As we later heard, the management of the RJ was less than amused over the issue. According to one source we have at their paper, they even went so far as to take the extraordinary step of calling in the police and having an employee they suspected of being the mole interrogated. We did nothing to help this innocent party, of course, finding the whole incident sufficiently amusing to make interference unnecessary.

But in retrospect we’re glad they made the mistake of taking us at our word in the piece. We claimed we’d hired a mole at the RJ; this was not strictly true. We hired a mole in a local English-language newspaper, all right, but it wasn’t at the RJ. We won’t say much more on that score except to note that The Journal is published at Ulitsa Pravdy, i.e., at the same building that houses The Moscow Times and also prints their newspaper.

It’s a big building, that place, and there are more than ample opportunities there for a Times staffer to drift downstairs after a beer break, and inadvertently run into a mess of film templates belonging to a rival publication…
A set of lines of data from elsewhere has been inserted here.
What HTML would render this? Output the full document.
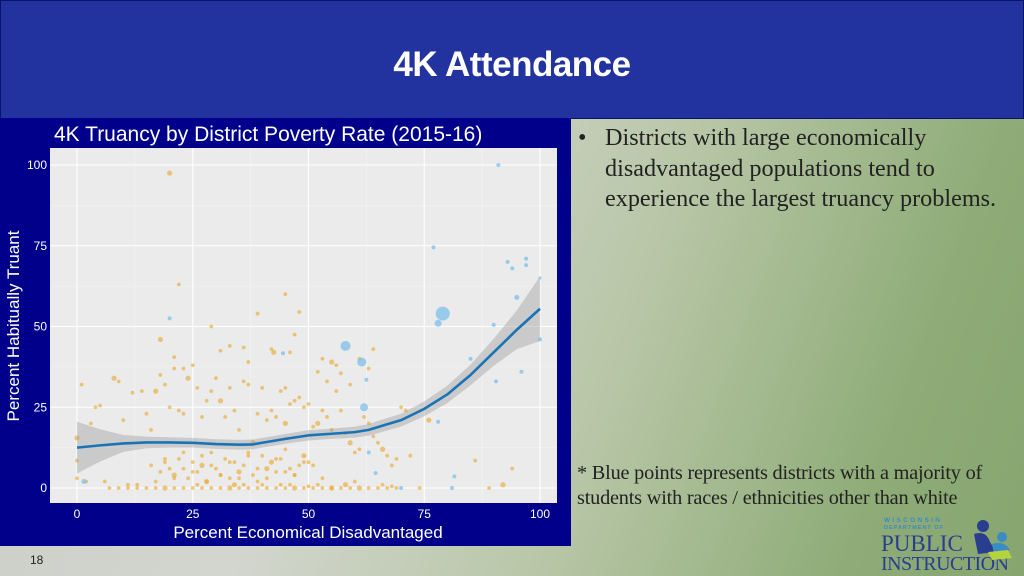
<!DOCTYPE html>
<html><head><meta charset="utf-8">
<style>
html,body{margin:0;padding:0}
body{width:1024px;height:576px;overflow:hidden;position:relative;font-family:"Liberation Sans",sans-serif;
background:linear-gradient(110deg,#c9ccc6 0%,#d3d6cf 35%,#b9c7a8 60%,#8fac78 85%,#86a56f 100%);}
#header{position:absolute;left:0;top:0;width:1022px;height:117px;background:#2233a0;border:1px solid #0a1466;}
#title{position:absolute;left:0;top:45px;width:1024px;text-align:center;color:#fff;font-weight:bold;font-size:35px;letter-spacing:-0.5px;font-family:"Liberation Sans",sans-serif;}
#chartbox{position:absolute;left:0;top:118px;width:571px;height:428px;background:#00008b;}
.txt{position:absolute;font-family:"Liberation Serif",serif;color:#222;}
#bullet{left:578px;top:123px;font-size:24.2px;line-height:30.5px;}
#bullet .b{position:absolute;left:0;top:0}
#bullet .t{margin-left:27px;width:440px}
#note{left:577px;top:461px;font-size:20.3px;line-height:25px;width:445px;letter-spacing:-0.2px}
#pagenum{position:absolute;left:30px;top:553px;font-size:12px;color:#222}
</style></head><body>
<div id="header"></div>
<div id="title">4K Attendance</div>
<div id="chartbox">
<svg id="chart" width="571" height="428"></svg>
</div>
<div class="txt" id="bullet"><span class="b">•</span><div class="t">Districts with large economically<br>disadvantaged populations tend to<br>experience the largest truancy problems.</div></div>
<div class="txt" id="note">* Blue points represents districts with a majority of<br>students with races / ethnicities other than white</div>
<div id="pagenum">18</div>
<svg style="position:absolute;left:878px;top:512px" width="146" height="62">
<text x="6" y="10" font-size="6.5" font-weight="bold" fill="#3b8bc4" letter-spacing="2.3" font-family="Liberation Sans">WISCONSIN</text>
<text x="6" y="17" font-size="5.5" font-weight="bold" fill="#3b8bc4" letter-spacing="1" font-family="Liberation Sans">DEPARTMENT OF</text>
<text x="3" y="39" font-size="23" fill="#2a3d8f" font-family="Liberation Serif">PUBLIC</text>
<text x="3" y="58" font-size="20" fill="#2a3d8f" font-family="Liberation Serif" textLength="128">INSTRUCTION</text>
<circle cx="105" cy="14" r="6" fill="#2a3d8f"/>
<path d="M96 22 Q108 18 112 30 L118 40 L100 42 Z" fill="#2a3d8f"/>
<circle cx="124" cy="25" r="5" fill="#3b8bc4"/>
<path d="M114 32 Q126 28 132 38 L116 42 Z" fill="#3b8bc4"/>
<path d="M110 40 L130 38 L134 46 L114 48 Z" fill="#b5d33d"/>
</svg>
<script>
const xTicks=[0,25,50,75,100];
const yTicks=[0,25,50,75,100];
const blueX=[91,77,93,94,97,97,95,79,78,90,100,58,61.5,62.5,62,85,96,90.5,78,81.5,81,70,64.5,44.5,20,1.5,100,63];
const blueY=[100,74.5,70,68,71,69,59,54,51,50.5,46,44,39,33.5,25,40,36,33,20.5,3.6,0,0,4.6,41.7,52.5,2,65,11];
const blueR=[2,2,2,2,2,2,2.5,7,3.5,2,2,5,4.5,2,4,2,2,2,2,2,2,2,2,2,2,2.5,1.5,2];
const orangeX=[20,22,45,48,29,39,47,18,21,46,23,31,33,42,42.5,36,37,45,52,54,53,55,56,57,59,61,63,64,8,9,12,5,4,3,1,0,0,0,10,14,15,16,17,18,19,20,21,22,23,24,25,26,27,28,29,30,31,32,33,34,35,36,37,38,39,40,41,42,43,44,45,46,47,48,49,50,51,52,53,54,55,56,57,58,59,60,61,62,63,64,65,66,67,68,69,70,71,72,76,86,94,16,18,19,20,21,22,23,24,25,26,27,28,29,30,31,32,33,34,35,36,37,38,39,40,41,42,43,44,45,46,47,48,49,50,17,19,21,23,25,27,29,31,33,35,37,39,41,43,45,47,49,51,53,55,7,9,11,13,15,17,19,21,23,25,27,29,31,33,35,37,39,41,43,45,47,49,51,53,55,57,59,61,63,65,67,69,74,89,92,2,6,11,13,26,28,34,36,40,44,46,50,52,58,60,66,68];
const orangeY=[97.5,63,60,54.5,50,54,47.5,46,40.5,42,37,42.5,44,43,42,43.5,39,31,36,33,40,39,38,35.5,32,40,37,43,34,33,29.5,25.5,25,20,32,15.5,8.5,3,21,30,23,18,30,35,32,25,37,24,23,34,38,31,22,27,30,34,27,22,31,24,18,33,32,14,23,31,21,24,22,30,20,26,27,28,25,26,19,20,24,22,18,30,24,17,14,11,12,22,20,16,14,12,10,7,9,25,24,10,21,8.5,6,7,5,8,6,4,9,11,3,8,5,10,2,7,6,4,9,3,8,5,7,11,4,6,10,3,8,5,9,12,6,4,7,10,8,2,9,3,6,5,7,11,4,8,3,10,2,6,9,5,4,8,7,3,0,0,0,0,0,0,0,0,0,0,0,0,0,0,0,0,0,0,0,0,0,0,0,0,0,0,0,0,0,0,0,0,0,0,0,1,2,2,1,1,1,2,1,1,1,1,1,0.5,1,1,2,1,0.5,1];
const fitX=[0,5,10,15,20,25,30,35,38,40,45,50,55,60,63,66,70,75,80,85,90,95,100];
const fitY=[12.5,13.2,13.8,14.1,14.1,14,13.6,13.4,13.5,14,15.2,16.3,16.8,17.3,18,19.3,21,24.5,29,35,42,49,55.5];
const fitSE=[8,5,2.6,1.8,1.6,1.5,1.5,1.5,1.5,1.5,1.5,1.6,1.6,1.7,1.8,1.9,2,2.3,2.7,3.2,4.2,6,10];

const svg=document.getElementById('chart');
const NS='http://www.w3.org/2000/svg';
const OY=118;
const sx=v=>77+v*4.63;
const sy=v=>488-OY-v*3.23;
function mk(tag,attrs,parent){const e=document.createElementNS(NS,tag);for(const k in attrs)e.setAttribute(k,attrs[k]);(parent||svg).appendChild(e);return e;}
const panel=mk('rect',{x:50,y:148-OY,width:507,height:355,fill:'#ebebeb'});


for(let i=0;i<4;i++){const m=(yTicks[i]+yTicks[i+1])/2;const g=mk('line',{x1:50,x2:557,y1:sy(m),y2:sy(m),stroke:'#f5f5f5','stroke-width':0.6});}
for(let i=0;i<4;i++){const m=(xTicks[i]+xTicks[i+1])/2;const g=mk('line',{y1:148-OY,y2:503-OY,x1:sx(m),x2:sx(m),stroke:'#f5f5f5','stroke-width':0.6});}
yTicks.forEach(t=>{
 const g=mk('line',{x1:50,x2:557,y1:sy(t),y2:sy(t),stroke:'#fff','stroke-width':1.1});
 
 
 const l=mk('text',{x:47,y:sy(t)+4,'text-anchor':'end','font-size':12,fill:'#fff'});l.textContent=t;
 
 
});
xTicks.forEach(t=>{
 const g=mk('line',{y1:148-OY,y2:503-OY,x1:sx(t),x2:sx(t),stroke:'#fff','stroke-width':1.1});
 
 
 const l=mk('text',{x:sx(t),y:518-OY,'text-anchor':'middle','font-size':12,fill:'#fff'});l.textContent=t;
 
 
});
const nO=Math.min(orangeX.length,orangeY.length);
for(let i=0;i<nO;i++){
 const c=mk('circle',{cx:sx(orangeX[i]),cy:sy(orangeY[i]),r:(i%7==0?2.6:1.9),fill:'#eaa72a','fill-opacity':0.6});
 
 
}
let up=fitX.map((x,i)=>sx(x)+','+sy(fitY[i]+fitSE[i]));
let dn=fitX.map((x,i)=>sx(x)+','+sy(fitY[i]-fitSE[i])).reverse();
const band=mk('polygon',{points:up.concat(dn).join(' '),fill:'#999','fill-opacity':0.4});


blueX.forEach((x,i)=>{
 const c=mk('circle',{cx:sx(x),cy:sy(blueY[i]),r:blueR[i],fill:'#7cc0ea','fill-opacity':0.75});
 
 
});
const line=mk('polyline',{points:fitX.map((x,i)=>sx(x)+','+sy(fitY[i])).join(' '),fill:'none',stroke:'#1a73b5','stroke-width':2.6,'stroke-linejoin':'round'});


const t=mk('text',{x:54,y:141-OY,'font-size':21,fill:'#fff'});t.textContent='4K Truancy by District Poverty Rate (2015-16)';


const xt=mk('text',{x:308,y:538-OY,'text-anchor':'middle','font-size':17,fill:'#fff'});xt.textContent='Percent Economical Disadvantaged';


const yt=mk('text',{x:0,y:0,'text-anchor':'middle','font-size':17,fill:'#fff',transform:'translate(19,'+(326-OY)+') rotate(-90)'});yt.textContent='Percent Habitually Truant';


</script>
</body></html>
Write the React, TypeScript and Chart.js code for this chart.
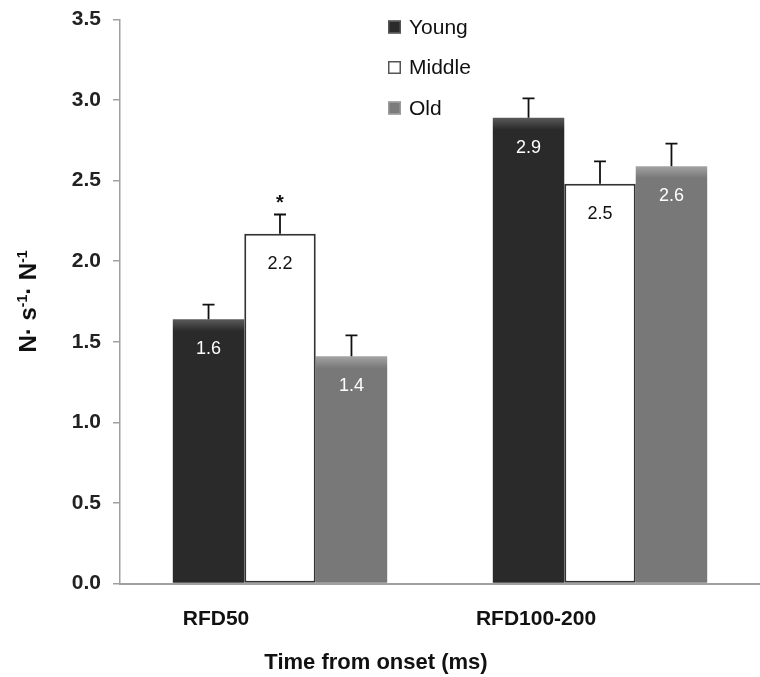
import React, { useEffect, useRef } from "react";
import { Chart, registerables } from "chart.js";

Chart.register(...registerables);

// ---- data ----
const categories = ["RFD50", "RFD100-200"];
const seriesNames = ["Young", "Middle", "Old"];
const youngValues = [1.64, 2.89];
const middleValues = [2.17, 2.48];
const oldValues = [1.41, 2.59];
const youngErrors = [0.09, 0.12];
const middleErrors = [0.12, 0.14];
const oldErrors = [0.13, 0.14];
const youngMarks = ["", ""];
const middleMarks = ["*", ""];
const oldMarks = ["", ""];
const yMin = 0;
const yMax = 3.5;
const yStep = 0.5;
const yTitleParts = [
  { t: "N· s", sup: false },
  { t: "-1", sup: true },
  { t: "· N", sup: false },
  { t: "-1", sup: true },
];
const xTitle = "Time from onset (ms)";

const FONT = '"Liberation Sans", Arial, Helvetica, sans-serif';

function bevel(base: string, light: string) {
  return (ctx: any) => {
    const chart = ctx.chart;
    if (!chart.chartArea || ctx.type !== "data" || !chart.scales.y) return base;
    const y = chart.scales.y.getPixelForValue(ctx.raw);
    const g = chart.ctx.createLinearGradient(0, y, 0, y + 12);
    g.addColorStop(0, light);
    g.addColorStop(1, base);
    return g;
  };
}

const overlayPlugin = {
  id: "overlay",
  afterDatasetsDraw(chart: any) {
    const ctx = chart.ctx;
    const ys = chart.scales.y;
    chart.data.datasets.forEach((ds: any, di: number) => {
      const meta = chart.getDatasetMeta(di);
      meta.data.forEach((bar: any, i: number) => {
        const v = ds.data[i];
        const top = ys.getPixelForValue(v + ds.errors[i]);
        ctx.save();
        ctx.strokeStyle = "#111";
        ctx.lineWidth = 1.8;
        ctx.beginPath();
        ctx.moveTo(bar.x, bar.y);
        ctx.lineTo(bar.x, top);
        ctx.moveTo(bar.x - 6, top);
        ctx.lineTo(bar.x + 6, top);
        ctx.stroke();
        ctx.fillStyle = ds.labelColor;
        ctx.font = `18px ${FONT}`;
        ctx.textAlign = "center";
        ctx.textBaseline = "middle";
        ctx.fillText(v.toFixed(1), bar.x, bar.y + 30);
        if (ds.marks[i]) {
          ctx.font = `bold 20px ${FONT}`;
          ctx.fillStyle = "#111";
          ctx.textBaseline = "alphabetic";
          ctx.fillText(ds.marks[i], bar.x, top - 5);
        }
        ctx.restore();
      });
    });
  },
  afterDraw(chart: any) {
    const ctx = chart.ctx;
    const area = chart.chartArea;
    // legend
    ctx.save();
    chart.data.datasets.forEach((ds: any, di: number) => {
      const cy = 27 + di * 40.5;
      const bx = 388;
      ctx.fillStyle = ds.legendFill;
      ctx.fillRect(bx, cy - 6.5, 13, 13);
      ctx.strokeStyle = ds.legendStroke;
      ctx.lineWidth = 1.5;
      ctx.strokeRect(bx + 0.75, cy - 5.75, 11.5, 11.5);
      ctx.fillStyle = "#111";
      ctx.font = `21px ${FONT}`;
      ctx.textAlign = "left";
      ctx.textBaseline = "middle";
      ctx.fillText(ds.label, 409, cy + 1);
    });
    ctx.restore();

    // y title (rotated, with superscripts)
    ctx.save();
    const mainFont = `bold 24px ${FONT}`;
    const supFont = `bold 14px ${FONT}`;
    let total = 0;
    const widths = yTitleParts.map((p) => {
      ctx.font = p.sup ? supFont : mainFont;
      const w = ctx.measureText(p.t).width;
      total += w;
      return w;
    });
    const cy = (area.top + area.bottom) / 2;
    ctx.translate(36, cy);
    ctx.rotate(-Math.PI / 2);
    ctx.fillStyle = "#111";
    ctx.textAlign = "left";
    ctx.textBaseline = "alphabetic";
    let x = -total / 2;
    yTitleParts.forEach((p, i) => {
      ctx.font = p.sup ? supFont : mainFont;
      ctx.fillText(p.t, x, p.sup ? -9 : 0);
      x += widths[i];
    });
    ctx.restore();

    // x title
    ctx.save();
    ctx.fillStyle = "#111";
    ctx.font = `bold 22px ${FONT}`;
    ctx.textAlign = "center";
    ctx.textBaseline = "middle";
    const xs = chart.scales.x;
    const lo = xs.options.ticks.labelOffset || 0;
    ctx.fillText(xTitle, (area.left + area.right) / 2 + lo, 663);
    ctx.restore();
  },
};

export default function App() {
  const ref = useRef<HTMLCanvasElement | null>(null);
  useEffect(() => {
    if (!ref.current) return;
    const chart = new Chart(ref.current, {
      type: "bar",
      data: {
        labels: categories,
        datasets: [
          {
            label: seriesNames[0],
            data: youngValues,
            errors: youngErrors,
            marks: youngMarks,
            labelColor: "#ffffff",
            legendFill: "#2a2a2a",
            legendStroke: "#555",
            backgroundColor: bevel("#2a2a2a", "#5a5a5a"),
            borderColor: "#1a1a1a",
            borderWidth: 0,
          },
          {
            label: seriesNames[1],
            data: middleValues,
            errors: middleErrors,
            marks: middleMarks,
            labelColor: "#111111",
            legendFill: "#ffffff",
            legendStroke: "#555",
            backgroundColor: "#ffffff",
            borderColor: "#333333",
            borderWidth: 2,
            borderSkipped: false,
          },
          {
            label: seriesNames[2],
            data: oldValues,
            errors: oldErrors,
            marks: oldMarks,
            labelColor: "#ffffff",
            legendFill: "#7c7c7c",
            legendStroke: "#9a9a9a",
            backgroundColor: bevel("#787878", "#a4a4a4"),
            borderColor: "#666",
            borderWidth: 0,
          },
        ] as any,
      },
      options: {
        animation: false,
        responsive: true,
        maintainAspectRatio: false,
        layout: { padding: { top: 19.5, right: 0, bottom: 0, left: 0 } },
        datasets: {
          bar: { categoryPercentage: 0.67, barPercentage: 1.0 },
        },
        plugins: {
          legend: { display: false },
          tooltip: { enabled: false },
          title: { display: false },
        },
        scales: {
          x: {
            type: "category",
            grid: { display: false, drawTicks: false, tickLength: 0 },
            border: { display: true, color: "#a0a0a0", width: 2 },
            ticks: {
              color: "#111",
              font: { family: FONT, size: 21, weight: "bold" },
              padding: 23,
              labelOffset: -64,
              maxRotation: 0,
            },
            afterFit: (s: any) => {
              s.height = 93.5;
              s.paddingLeft = 0;
              s.paddingRight = 0;
            },
          },
          y: {
            min: yMin,
            max: yMax,
            grid: {
              display: true,
              drawOnChartArea: false,
              drawTicks: true,
              tickLength: 7,
              color: "#a0a0a0",
              lineWidth: 1.5,
            },
            border: { display: true, color: "#a0a0a0", width: 1.5 },
            ticks: {
              stepSize: yStep,
              color: "#222",
              font: { family: FONT, size: 21, weight: "bold" },
              padding: 12,
              callback: (v: any) => Number(v).toFixed(1),
            },
            afterFit: (s: any) => {
              s.width = 120;
              s.paddingTop = 0;
              s.paddingBottom = 0;
            },
          },
        },
      } as any,
      plugins: [overlayPlugin],
    });
    return () => chart.destroy();
  }, []);
  return (
    <div style={{ position: "absolute", left: 0, top: 0, width: 760, height: 677 }}>
      <canvas ref={ref} />
    </div>
  );
}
So what’s the lesson in all of this? It’s hard for us to say. We certainly feel for The Moscow Times, and express our condolences at the move. And we do wish that everyone would try a little harder to just get along. Fair and honest competition is good for everybody—for The Journal and The Times, and even for us. That almost anything qualifies as fair and honest competition in this country is a fact we guess we all must face.

It’s sad, but it’s the truth. And there’s probably nothing that any of us will ever be able to do about it.